Picasso often visited Royan, visiting a hotel and villa in the area through the 1930s and keeping a full studio on one floor of an oceanfront house.
The views from the house provided influence for several of Picasso's works. Picasso was in Royan in September 1939 at the time of France's declaration of war with Germany.
Following this landmark incident, Picasso returned to Paris to store his artworks in bank vaults, fearing his paintings could be destroyed and hoping to have his touring work kept safe.
Picasso returned to Royan following these protective measures, sketching an painting a Café in Royan among other Royan scenes in 1940.

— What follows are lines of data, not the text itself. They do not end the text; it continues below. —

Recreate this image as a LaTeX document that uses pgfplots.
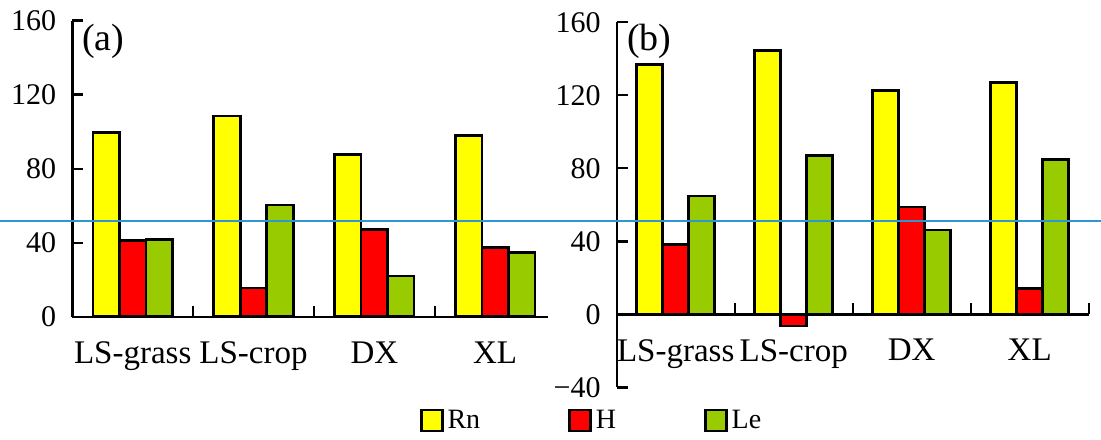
\documentclass[border=0pt]{standalone}
\usepackage{pgfplots}
\pgfplotsset{compat=1.18}
\usepackage{pgfplotstable}
\usepackage{fontspec}
\setmainfont{Liberation Serif}
\definecolor{cRn}{RGB}{255,255,0}
\definecolor{cH}{RGB}{255,0,0}
\definecolor{cLe}{RGB}{153,204,0}
\definecolor{bline}{RGB}{46,150,210}
\newcommand{\tf}{\fontsize{15}{17}\selectfont}

\pgfplotstableread{
x Rn H Le
0 99.5 41.2 41.6
1 108.5 15.6 60.4
2 87.8 47.0 21.9
3 98 37.3 34.6
}\dataA
\pgfplotstableread{
x Rn H Le
0 136.8 38.2 64.9
1 144.4 -6.4 87.1
2 122.6 58.9 46.1
3 127.1 14.1 84.9
}\dataB

\pgfplotsset{
 mystyle/.style={
  scale only axis,
  ybar=0pt,
  axis line style={line width=1.2pt, -},
  tick align=inside,
  xticklabels={},
  extra x ticks={0,1,2,3},
  extra x tick labels={LS-grass,LS-crop,DX,XL},
  extra x tick style={major tick length=0pt, tick style={draw=none}},
  tick style={line width=1.2pt, black},
  major tick length=5.5pt,
  yticklabel style={font=\tf, xshift=-4.5pt},
  xticklabel style={font=\fontsize{16.5}{18}\selectfont, yshift=-9pt},
 }
}

\begin{document}
\begin{tikzpicture}
\useasboundingbox (0,0) rectangle (550.5pt,219.5pt);
\begin{axis}[mystyle,
  at={(36.15pt,61.15pt)}, anchor=south west,
  width=238pt, height=148pt,
  xmin=-0.5, xmax=3.44,
  axis x line*=bottom, axis y line*=left,
  ymin=0, ymax=160, ytick={0,40,80,120,160},
  yticklabels={{\tf 0},{\tf 40},{\tf 80},{\tf 120},{\tf 160}},
  xtick={0.5,1.5,2.5},
  bar width=13.25pt,
  legend columns=3,
  legend style={at={(1.093,-0.3507)}, anchor=center, draw=none, fill=none,
    font=\fontsize{14}{16}\selectfont,
    /tikz/every even column/.append style={column sep=42pt}},
]
\addplot[fill=cRn, draw=black, line width=1.3pt, legend image code/.code={\draw[fill=cRn, draw=black, line width=1.3pt] (0pt,-5.25pt) rectangle (10.5pt,5.25pt);}] table[x=x,y=Rn] {\dataA};
\addplot[fill=cH, draw=black, line width=1.3pt, legend image code/.code={\draw[fill=cH, draw=black, line width=1.3pt] (0pt,-5.25pt) rectangle (10.5pt,5.25pt);}] table[x=x,y=H] {\dataA};
\addplot[fill=cLe, draw=black, line width=1.3pt, legend image code/.code={\draw[fill=cLe, draw=black, line width=1.3pt] (0pt,-5.25pt) rectangle (10.5pt,5.25pt);}] table[x=x,y=Le] {\dataA};
\legend{Rn,H,Le}
\node[font=\fontsize{19}{21}\selectfont] at (rel axis cs:0.065,0.929) {(a)};
\end{axis}
\begin{axis}[mystyle,
  at={(308.35pt,25.85pt)}, anchor=south west,
  width=236pt, height=182.5pt,
  xmin=-0.5, xmax=3.5,
  axis x line*=middle, axis y line*=left,
  ymin=-40, ymax=160, ytick={-40,0,40,80,120,160},
  yticklabels={{\tf −40},{\tf 0},{\tf 40},{\tf 80},{\tf 120},{\tf 160}},
  xtick={0.5,1.5,2.5,3.5},
  bar width=13pt,
  clip=false,
]
\addplot[fill=cRn, draw=black, line width=1.3pt] table[x=x,y=Rn] {\dataB};
\addplot[fill=cH, draw=black, line width=1.3pt] table[x=x,y=H] {\dataB};
\addplot[fill=cLe, draw=black, line width=1.3pt] table[x=x,y=Le] {\dataB};
\node[font=\fontsize{19}{21}\selectfont] at (rel axis cs:0.0689,0.947) {(b)};
\draw[bline, line width=1pt, overlay] (rel axis cs:-1.6,0.4564) -- (rel axis cs:1.3,0.4564);
\end{axis}
\end{tikzpicture}
\end{document}
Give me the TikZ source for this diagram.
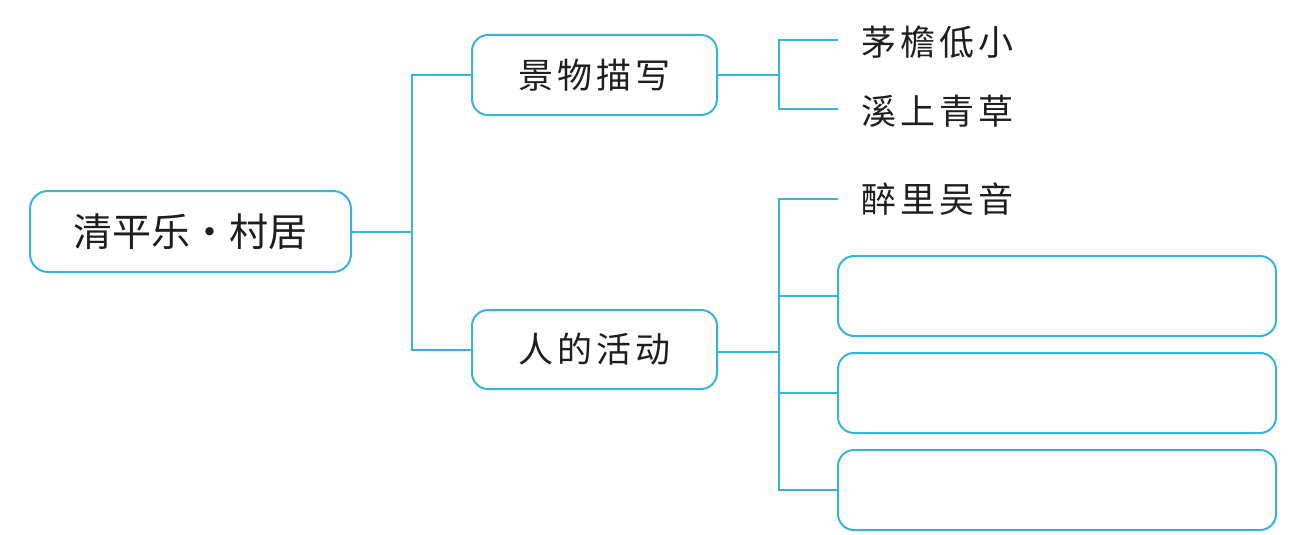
\documentclass[tikz,border=0pt]{standalone}
\usepackage{fontspec}
\newfontfamily\cjk{Noto Sans CJK SC}
\newfontfamily\cjkl[LetterSpace=12]{Noto Sans CJK SC}
\definecolor{lineblue}{RGB}{56,178,222}
\definecolor{inkgray}{RGB}{30,30,30}
\begin{document}
\begin{tikzpicture}[x=1pt,y=-1pt,
  conn/.style={draw=lineblue,line width=2pt},
  box/.style={draw=lineblue,line width=2pt,rounded corners=16pt,inner sep=0pt,text=inkgray},
  leaf/.style={anchor=west,inner sep=0pt,text=inkgray,font=\cjkl\fontsize{35}{38}\selectfont}]
\useasboundingbox (0,0) rectangle (1312,535);
\node[box,rounded corners=18pt,minimum width=321pt,minimum height=81pt,font=\cjk\fontsize{39}{42}\selectfont] (root) at (190.5,231.5) {清平乐・村居};
\node[box,minimum width=245pt,minimum height=80pt,font=\cjkl\fontsize{35}{38}\selectfont] (b1) at (594.5,75) {景物描写};
\node[box,minimum width=245pt,minimum height=79pt,font=\cjkl\fontsize{35}{38}\selectfont] (b2) at (594.5,349.5) {人的活动};
\node[box,minimum width=438pt,minimum height=80pt] (e1) at (1057,296) {};
\node[box,minimum width=438pt,minimum height=80pt] (e2) at (1057,393) {};
\node[box,minimum width=438pt,minimum height=80pt] (e3) at (1057,490) {};
\node[leaf] (t1) at (861,42) {茅檐低小};
\node[leaf] (t2) at (861,111) {溪上青草};
\node[leaf] (t3) at (861,199) {醉里吴音};
\coordinate (j1) at (412,231.5);
\coordinate (j2) at (779,75);
\coordinate (j3) at (779,352);
\coordinate (c1) at (838,40);
\coordinate (c2) at (838,109);
\coordinate (c3) at (838,199);
\draw[conn] (root.east) -- (j1);
\draw[conn] (b1.west) -| (j1) |- (b2.west);
\draw[conn] (b1.east) -- (j2);
\draw[conn] (c1) -| (j2) |- (c2);
\draw[conn] (b2.east |- j3) -- (j3);
\draw[conn] (c3) -| (j3) |- (e3.west);
\draw[conn] (j3 |- e1.west) -- (e1.west);
\draw[conn] (j3 |- e2.west) -- (e2.west);
\end{tikzpicture}
\end{document}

He settled in Royan after war's declaration, thinking Paris unsafe and vulnerable to bombing. Other artists followed Picasso, giving Royan a distinctive Surrealist population from the 1940s.
As Café in Royan is just a sketch, it was never meant to be widely distributed or exhibited. Instead, it served inspiration for Picasso's paintings and as an indication of his growing interests as preserved in his notebooks. Given the historical context of the period, Picasso's Royan is an attempt to sink back and preserve a care-free lifestyle on the cusp of war, serving a visual antidote to the anxieties felt by Picasso and other artists at the time.
Here, Picasso sketches out a vibrant looking but still and unpopulated cafe among coastal town houses, yacht sails, slanting walkways and a coastline in the background with a lighthouse. It did not take long for war to come to Picasso. The Nazis invaded France in 1940 and marched into an oceanside hotel in Royan in June 1940, two doors away from Picasso.